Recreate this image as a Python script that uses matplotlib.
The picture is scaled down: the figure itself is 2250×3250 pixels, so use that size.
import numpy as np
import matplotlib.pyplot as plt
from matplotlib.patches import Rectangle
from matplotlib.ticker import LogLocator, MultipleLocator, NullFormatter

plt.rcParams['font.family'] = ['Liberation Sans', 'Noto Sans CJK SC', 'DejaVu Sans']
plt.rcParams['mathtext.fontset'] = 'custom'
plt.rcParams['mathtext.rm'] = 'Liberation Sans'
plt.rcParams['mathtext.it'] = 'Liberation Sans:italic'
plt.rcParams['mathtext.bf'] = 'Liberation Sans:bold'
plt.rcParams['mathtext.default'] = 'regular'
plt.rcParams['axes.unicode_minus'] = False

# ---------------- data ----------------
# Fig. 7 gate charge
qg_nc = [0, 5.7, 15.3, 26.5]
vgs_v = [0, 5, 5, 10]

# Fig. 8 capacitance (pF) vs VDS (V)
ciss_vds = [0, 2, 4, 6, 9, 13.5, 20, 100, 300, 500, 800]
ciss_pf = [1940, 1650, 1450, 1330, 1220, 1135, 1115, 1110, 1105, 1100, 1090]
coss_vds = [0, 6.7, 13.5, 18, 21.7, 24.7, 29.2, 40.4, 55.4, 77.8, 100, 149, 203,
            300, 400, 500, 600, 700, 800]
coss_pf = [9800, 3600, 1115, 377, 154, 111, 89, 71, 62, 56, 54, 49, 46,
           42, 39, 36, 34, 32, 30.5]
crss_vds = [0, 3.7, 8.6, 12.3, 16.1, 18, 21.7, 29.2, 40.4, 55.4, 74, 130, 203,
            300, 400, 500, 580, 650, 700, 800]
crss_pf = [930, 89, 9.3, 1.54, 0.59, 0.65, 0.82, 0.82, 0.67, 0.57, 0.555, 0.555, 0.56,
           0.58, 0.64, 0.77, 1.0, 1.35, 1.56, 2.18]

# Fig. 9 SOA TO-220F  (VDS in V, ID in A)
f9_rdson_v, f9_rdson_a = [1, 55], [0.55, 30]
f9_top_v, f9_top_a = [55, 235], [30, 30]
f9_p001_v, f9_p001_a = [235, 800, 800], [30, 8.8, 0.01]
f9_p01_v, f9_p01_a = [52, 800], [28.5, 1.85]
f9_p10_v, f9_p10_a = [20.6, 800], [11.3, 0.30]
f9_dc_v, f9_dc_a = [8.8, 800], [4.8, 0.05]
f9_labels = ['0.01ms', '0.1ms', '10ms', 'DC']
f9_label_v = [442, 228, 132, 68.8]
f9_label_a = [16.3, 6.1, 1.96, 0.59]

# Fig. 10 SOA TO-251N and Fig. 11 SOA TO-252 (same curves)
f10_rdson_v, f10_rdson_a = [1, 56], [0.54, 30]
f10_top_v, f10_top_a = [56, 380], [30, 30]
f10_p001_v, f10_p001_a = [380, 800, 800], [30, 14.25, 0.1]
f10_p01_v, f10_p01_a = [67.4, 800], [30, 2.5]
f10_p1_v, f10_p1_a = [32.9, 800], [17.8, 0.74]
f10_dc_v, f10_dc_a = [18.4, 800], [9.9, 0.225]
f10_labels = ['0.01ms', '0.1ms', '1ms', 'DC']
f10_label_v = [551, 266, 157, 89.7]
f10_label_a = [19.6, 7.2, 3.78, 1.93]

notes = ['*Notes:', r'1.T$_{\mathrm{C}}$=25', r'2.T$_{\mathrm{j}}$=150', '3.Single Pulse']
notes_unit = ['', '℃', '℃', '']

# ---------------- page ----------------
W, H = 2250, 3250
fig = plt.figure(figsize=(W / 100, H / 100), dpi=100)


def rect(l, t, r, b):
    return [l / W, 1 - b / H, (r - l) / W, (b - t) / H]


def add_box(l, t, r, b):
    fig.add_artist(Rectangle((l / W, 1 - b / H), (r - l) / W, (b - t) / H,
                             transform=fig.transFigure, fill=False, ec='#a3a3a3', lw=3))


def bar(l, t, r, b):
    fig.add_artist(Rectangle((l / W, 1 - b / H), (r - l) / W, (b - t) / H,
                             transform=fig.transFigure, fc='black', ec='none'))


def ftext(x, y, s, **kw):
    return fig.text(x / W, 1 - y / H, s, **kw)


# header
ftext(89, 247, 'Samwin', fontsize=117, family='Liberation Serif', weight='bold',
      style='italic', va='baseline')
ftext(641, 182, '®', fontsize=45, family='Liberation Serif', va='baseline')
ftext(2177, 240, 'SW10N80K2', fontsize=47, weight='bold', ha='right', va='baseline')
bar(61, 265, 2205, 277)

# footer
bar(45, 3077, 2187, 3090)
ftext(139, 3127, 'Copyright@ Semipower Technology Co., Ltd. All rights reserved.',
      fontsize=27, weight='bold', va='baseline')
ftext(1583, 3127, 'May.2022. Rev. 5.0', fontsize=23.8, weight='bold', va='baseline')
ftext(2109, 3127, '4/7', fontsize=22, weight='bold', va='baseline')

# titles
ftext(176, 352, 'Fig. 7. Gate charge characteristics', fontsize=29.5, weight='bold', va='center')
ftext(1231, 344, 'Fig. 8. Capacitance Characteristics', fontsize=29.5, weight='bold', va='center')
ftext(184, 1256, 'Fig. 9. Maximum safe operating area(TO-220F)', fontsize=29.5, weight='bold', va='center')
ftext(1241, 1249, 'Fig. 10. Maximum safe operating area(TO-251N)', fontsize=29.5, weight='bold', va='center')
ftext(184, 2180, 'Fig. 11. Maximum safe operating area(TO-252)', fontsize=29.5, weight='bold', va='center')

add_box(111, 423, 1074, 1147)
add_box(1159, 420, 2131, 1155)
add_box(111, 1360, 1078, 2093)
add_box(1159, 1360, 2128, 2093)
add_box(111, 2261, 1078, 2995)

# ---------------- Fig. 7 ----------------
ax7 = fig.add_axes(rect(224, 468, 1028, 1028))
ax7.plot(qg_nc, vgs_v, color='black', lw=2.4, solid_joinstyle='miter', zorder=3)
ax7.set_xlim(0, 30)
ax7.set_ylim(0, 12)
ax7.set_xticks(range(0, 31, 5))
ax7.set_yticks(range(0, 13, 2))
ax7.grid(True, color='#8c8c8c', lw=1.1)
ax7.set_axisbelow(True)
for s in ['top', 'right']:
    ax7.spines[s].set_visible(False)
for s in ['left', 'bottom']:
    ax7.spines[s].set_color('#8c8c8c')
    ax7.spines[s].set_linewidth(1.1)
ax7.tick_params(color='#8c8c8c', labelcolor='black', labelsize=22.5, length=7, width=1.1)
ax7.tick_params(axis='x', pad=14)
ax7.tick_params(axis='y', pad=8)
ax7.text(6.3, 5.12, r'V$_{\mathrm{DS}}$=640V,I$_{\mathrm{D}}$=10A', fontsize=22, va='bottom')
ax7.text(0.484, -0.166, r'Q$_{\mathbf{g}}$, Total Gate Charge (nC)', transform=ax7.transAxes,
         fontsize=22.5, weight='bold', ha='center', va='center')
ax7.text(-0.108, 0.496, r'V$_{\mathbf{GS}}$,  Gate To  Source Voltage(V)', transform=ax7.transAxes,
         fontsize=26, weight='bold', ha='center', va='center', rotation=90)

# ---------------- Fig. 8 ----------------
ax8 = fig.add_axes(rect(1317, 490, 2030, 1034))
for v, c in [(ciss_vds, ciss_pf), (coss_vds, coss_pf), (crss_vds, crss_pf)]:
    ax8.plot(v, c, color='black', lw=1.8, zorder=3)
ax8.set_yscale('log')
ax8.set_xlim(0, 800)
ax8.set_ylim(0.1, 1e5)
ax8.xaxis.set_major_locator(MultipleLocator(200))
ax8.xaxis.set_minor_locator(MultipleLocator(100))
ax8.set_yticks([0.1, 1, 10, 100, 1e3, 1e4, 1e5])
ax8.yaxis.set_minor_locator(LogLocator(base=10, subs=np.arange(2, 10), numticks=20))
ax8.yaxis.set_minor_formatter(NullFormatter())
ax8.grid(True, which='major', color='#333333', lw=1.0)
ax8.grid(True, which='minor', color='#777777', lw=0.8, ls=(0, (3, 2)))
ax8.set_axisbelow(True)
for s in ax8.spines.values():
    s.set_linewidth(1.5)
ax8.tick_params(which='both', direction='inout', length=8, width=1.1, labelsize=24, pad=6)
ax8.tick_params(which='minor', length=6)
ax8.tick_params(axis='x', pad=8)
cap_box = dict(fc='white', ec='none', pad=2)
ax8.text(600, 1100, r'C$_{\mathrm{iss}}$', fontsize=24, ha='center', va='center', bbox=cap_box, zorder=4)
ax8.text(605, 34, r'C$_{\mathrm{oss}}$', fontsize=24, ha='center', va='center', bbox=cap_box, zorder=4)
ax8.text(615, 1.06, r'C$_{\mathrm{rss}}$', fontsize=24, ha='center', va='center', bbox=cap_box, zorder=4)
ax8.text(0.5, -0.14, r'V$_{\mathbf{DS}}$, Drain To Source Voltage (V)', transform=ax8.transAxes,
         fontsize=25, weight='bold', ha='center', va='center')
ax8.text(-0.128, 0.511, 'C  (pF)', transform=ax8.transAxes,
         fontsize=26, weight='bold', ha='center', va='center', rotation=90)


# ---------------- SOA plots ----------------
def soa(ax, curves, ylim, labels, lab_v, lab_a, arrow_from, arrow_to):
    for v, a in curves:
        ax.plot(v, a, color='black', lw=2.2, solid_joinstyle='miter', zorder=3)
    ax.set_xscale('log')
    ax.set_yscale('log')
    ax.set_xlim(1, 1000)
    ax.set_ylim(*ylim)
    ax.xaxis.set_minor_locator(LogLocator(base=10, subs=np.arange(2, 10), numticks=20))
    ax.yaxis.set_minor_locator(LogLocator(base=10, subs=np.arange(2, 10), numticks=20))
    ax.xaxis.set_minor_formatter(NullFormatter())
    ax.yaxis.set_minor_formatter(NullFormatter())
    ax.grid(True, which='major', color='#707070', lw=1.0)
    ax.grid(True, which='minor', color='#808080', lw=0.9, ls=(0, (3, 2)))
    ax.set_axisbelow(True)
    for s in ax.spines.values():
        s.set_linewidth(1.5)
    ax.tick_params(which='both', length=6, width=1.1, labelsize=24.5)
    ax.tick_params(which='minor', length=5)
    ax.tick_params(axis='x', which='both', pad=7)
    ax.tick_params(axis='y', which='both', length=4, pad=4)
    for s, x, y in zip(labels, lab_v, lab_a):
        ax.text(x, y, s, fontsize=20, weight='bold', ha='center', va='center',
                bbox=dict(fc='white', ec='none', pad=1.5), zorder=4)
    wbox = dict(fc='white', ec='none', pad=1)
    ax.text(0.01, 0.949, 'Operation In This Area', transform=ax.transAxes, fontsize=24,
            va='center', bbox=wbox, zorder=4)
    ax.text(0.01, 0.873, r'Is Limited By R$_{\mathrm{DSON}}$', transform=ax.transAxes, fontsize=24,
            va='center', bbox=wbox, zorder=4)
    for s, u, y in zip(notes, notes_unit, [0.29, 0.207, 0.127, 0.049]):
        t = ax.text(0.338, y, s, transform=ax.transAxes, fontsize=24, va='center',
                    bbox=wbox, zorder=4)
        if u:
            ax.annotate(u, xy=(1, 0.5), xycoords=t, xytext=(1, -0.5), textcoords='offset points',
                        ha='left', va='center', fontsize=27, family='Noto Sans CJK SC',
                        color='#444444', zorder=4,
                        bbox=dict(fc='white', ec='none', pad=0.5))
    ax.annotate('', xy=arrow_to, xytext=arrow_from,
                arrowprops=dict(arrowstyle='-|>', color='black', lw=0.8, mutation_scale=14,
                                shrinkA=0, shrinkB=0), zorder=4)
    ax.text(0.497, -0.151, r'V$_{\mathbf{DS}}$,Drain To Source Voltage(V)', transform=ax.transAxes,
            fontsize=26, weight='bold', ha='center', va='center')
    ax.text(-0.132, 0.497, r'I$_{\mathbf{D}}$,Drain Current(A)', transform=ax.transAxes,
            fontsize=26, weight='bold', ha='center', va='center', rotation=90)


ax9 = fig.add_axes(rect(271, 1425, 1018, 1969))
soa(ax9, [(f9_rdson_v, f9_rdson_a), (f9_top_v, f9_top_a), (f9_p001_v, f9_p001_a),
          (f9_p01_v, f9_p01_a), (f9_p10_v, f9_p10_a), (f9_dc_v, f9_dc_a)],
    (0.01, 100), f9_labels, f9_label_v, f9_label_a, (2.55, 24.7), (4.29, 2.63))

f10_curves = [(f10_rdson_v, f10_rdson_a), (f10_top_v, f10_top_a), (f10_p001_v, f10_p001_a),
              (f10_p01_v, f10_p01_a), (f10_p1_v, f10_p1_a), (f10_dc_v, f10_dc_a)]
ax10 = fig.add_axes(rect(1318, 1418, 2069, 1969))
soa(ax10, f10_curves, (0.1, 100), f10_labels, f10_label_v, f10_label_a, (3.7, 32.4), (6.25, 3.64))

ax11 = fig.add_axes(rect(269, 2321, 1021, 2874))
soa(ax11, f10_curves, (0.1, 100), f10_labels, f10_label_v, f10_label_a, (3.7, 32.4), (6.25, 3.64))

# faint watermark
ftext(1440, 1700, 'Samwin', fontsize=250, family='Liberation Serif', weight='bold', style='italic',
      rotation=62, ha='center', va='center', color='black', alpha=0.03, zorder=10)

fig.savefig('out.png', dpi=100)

◇ ◇ ◇ ◇ ◇ ◇ ◇

> _Work to be completed_: From the top of the listing above, restate each line word for word up to and including the line with "0.58, 0.64, 0.77, 1.0, 1.35, 1.56, 2.18]"; add nothing else.

> _Task output_:
Recreate this image as a Python script that uses matplotlib.
The picture is scaled down: the figure itself is 2250×3250 pixels, so use that size.
import numpy as np
import matplotlib.pyplot as plt
from matplotlib.patches import Rectangle
from matplotlib.ticker import LogLocator, MultipleLocator, NullFormatter

plt.rcParams['font.family'] = ['Liberation Sans', 'Noto Sans CJK SC', 'DejaVu Sans']
plt.rcParams['mathtext.fontset'] = 'custom'
plt.rcParams['mathtext.rm'] = 'Liberation Sans'
plt.rcParams['mathtext.it'] = 'Liberation Sans:italic'
plt.rcParams['mathtext.bf'] = 'Liberation Sans:bold'
plt.rcParams['mathtext.default'] = 'regular'
plt.rcParams['axes.unicode_minus'] = False

# ---------------- data ----------------
# Fig. 7 gate charge
qg_nc = [0, 5.7, 15.3, 26.5]
vgs_v = [0, 5, 5, 10]

# Fig. 8 capacitance (pF) vs VDS (V)
ciss_vds = [0, 2, 4, 6, 9, 13.5, 20, 100, 300, 500, 800]
ciss_pf = [1940, 1650, 1450, 1330, 1220, 1135, 1115, 1110, 1105, 1100, 1090]
coss_vds = [0, 6.7, 13.5, 18, 21.7, 24.7, 29.2, 40.4, 55.4, 77.8, 100, 149, 203,
            300, 400, 500, 600, 700, 800]
coss_pf = [9800, 3600, 1115, 377, 154, 111, 89, 71, 62, 56, 54, 49, 46,
           42, 39, 36, 34, 32, 30.5]
crss_vds = [0, 3.7, 8.6, 12.3, 16.1, 18, 21.7, 29.2, 40.4, 55.4, 74, 130, 203,
            300, 400, 500, 580, 650, 700, 800]
crss_pf = [930, 89, 9.3, 1.54, 0.59, 0.65, 0.82, 0.82, 0.67, 0.57, 0.555, 0.555, 0.56,
           0.58, 0.64, 0.77, 1.0, 1.35, 1.56, 2.18]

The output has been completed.